**Exercise brief**
Find the lines with the string "React" and return them.
╭──
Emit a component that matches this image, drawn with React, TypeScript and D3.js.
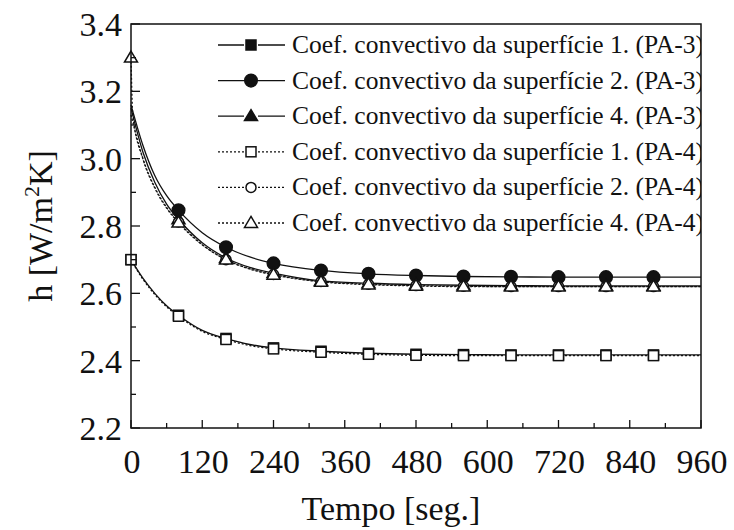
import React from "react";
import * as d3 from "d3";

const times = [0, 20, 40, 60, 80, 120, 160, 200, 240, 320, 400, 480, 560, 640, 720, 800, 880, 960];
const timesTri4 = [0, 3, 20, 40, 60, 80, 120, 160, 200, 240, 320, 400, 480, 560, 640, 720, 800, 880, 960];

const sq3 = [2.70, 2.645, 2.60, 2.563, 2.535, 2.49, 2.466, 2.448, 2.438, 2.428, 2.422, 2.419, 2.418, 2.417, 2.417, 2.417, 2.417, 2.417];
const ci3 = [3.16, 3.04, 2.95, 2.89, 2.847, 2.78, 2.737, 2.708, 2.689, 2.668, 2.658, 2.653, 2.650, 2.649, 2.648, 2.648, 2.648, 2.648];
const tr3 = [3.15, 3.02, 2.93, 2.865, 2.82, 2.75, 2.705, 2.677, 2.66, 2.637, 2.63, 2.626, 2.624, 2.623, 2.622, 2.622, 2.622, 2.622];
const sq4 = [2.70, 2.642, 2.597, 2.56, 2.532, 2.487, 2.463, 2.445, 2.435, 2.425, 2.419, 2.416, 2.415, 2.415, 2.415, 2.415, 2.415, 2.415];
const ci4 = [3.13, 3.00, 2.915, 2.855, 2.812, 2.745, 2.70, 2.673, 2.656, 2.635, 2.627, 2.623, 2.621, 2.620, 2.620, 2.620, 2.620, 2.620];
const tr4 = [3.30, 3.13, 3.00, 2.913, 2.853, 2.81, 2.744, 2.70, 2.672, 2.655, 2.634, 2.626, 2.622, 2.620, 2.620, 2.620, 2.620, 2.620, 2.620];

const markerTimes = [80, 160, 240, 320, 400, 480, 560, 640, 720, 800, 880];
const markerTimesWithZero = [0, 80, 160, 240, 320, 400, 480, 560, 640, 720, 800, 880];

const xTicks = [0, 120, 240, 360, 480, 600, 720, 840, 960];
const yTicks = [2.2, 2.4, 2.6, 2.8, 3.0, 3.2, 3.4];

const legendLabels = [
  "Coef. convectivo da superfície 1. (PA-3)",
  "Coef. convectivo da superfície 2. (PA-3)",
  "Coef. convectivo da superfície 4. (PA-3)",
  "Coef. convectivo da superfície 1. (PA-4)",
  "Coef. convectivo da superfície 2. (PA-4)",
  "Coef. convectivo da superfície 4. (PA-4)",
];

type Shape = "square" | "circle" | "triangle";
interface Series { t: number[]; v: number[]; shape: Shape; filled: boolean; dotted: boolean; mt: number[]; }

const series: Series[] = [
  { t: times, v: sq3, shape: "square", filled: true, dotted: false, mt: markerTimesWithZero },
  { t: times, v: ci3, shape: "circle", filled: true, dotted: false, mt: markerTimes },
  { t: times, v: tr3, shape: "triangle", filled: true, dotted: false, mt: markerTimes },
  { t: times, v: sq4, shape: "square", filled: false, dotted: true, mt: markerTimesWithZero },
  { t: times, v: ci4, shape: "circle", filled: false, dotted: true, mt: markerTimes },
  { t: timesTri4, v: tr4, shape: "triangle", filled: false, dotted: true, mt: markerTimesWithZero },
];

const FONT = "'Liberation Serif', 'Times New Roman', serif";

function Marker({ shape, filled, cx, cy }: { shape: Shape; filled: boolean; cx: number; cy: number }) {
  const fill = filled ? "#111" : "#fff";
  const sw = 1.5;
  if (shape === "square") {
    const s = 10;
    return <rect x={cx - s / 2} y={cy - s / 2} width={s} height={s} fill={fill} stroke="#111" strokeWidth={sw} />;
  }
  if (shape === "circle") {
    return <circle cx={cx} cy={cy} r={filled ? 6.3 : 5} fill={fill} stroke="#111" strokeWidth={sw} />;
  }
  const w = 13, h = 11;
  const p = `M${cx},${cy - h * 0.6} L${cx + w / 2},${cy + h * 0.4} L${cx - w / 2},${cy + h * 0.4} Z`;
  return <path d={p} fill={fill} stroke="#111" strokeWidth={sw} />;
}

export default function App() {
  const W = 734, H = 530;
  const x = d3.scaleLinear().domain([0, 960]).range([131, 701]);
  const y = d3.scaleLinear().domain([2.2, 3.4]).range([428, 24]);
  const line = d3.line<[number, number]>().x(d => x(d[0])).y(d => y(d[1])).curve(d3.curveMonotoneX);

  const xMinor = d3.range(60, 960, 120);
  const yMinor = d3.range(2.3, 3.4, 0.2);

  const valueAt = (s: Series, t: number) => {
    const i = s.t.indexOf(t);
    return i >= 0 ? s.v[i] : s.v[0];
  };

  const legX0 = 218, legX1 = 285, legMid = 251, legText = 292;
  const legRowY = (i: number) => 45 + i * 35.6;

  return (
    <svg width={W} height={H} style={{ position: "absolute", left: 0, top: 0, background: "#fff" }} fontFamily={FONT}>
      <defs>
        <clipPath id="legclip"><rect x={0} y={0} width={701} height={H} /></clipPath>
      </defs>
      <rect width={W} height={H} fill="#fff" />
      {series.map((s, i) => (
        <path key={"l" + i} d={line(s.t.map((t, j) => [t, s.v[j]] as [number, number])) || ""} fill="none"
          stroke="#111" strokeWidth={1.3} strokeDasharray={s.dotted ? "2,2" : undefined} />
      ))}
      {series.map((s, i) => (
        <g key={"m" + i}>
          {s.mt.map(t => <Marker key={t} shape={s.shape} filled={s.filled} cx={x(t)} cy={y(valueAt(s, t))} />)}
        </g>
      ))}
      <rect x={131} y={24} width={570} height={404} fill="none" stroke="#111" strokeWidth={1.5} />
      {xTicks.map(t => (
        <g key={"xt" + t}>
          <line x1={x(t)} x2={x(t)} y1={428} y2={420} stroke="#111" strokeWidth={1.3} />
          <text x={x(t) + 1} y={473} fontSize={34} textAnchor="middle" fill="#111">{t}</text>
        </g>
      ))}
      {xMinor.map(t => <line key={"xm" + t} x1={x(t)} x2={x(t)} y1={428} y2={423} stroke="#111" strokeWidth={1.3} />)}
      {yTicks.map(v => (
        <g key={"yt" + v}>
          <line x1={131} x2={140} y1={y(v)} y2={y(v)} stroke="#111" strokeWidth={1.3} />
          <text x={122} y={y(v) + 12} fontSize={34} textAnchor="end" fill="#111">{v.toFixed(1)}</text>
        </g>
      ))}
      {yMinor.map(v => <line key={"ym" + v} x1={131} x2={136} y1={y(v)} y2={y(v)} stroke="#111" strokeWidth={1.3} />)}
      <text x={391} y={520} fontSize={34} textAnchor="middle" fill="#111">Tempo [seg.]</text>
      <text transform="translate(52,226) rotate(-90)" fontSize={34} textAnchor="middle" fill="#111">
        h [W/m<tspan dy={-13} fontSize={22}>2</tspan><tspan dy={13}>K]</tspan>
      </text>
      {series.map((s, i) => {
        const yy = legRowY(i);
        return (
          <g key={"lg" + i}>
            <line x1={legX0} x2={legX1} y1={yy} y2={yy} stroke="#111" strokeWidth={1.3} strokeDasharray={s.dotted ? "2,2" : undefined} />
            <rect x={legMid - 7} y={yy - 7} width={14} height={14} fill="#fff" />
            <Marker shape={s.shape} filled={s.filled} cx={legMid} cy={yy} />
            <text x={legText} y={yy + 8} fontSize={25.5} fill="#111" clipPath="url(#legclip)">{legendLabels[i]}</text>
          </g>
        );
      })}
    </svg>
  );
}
╰──
**Problem solution**
Emit a component that matches this image, drawn with React, TypeScript and D3.js.
import React from "react";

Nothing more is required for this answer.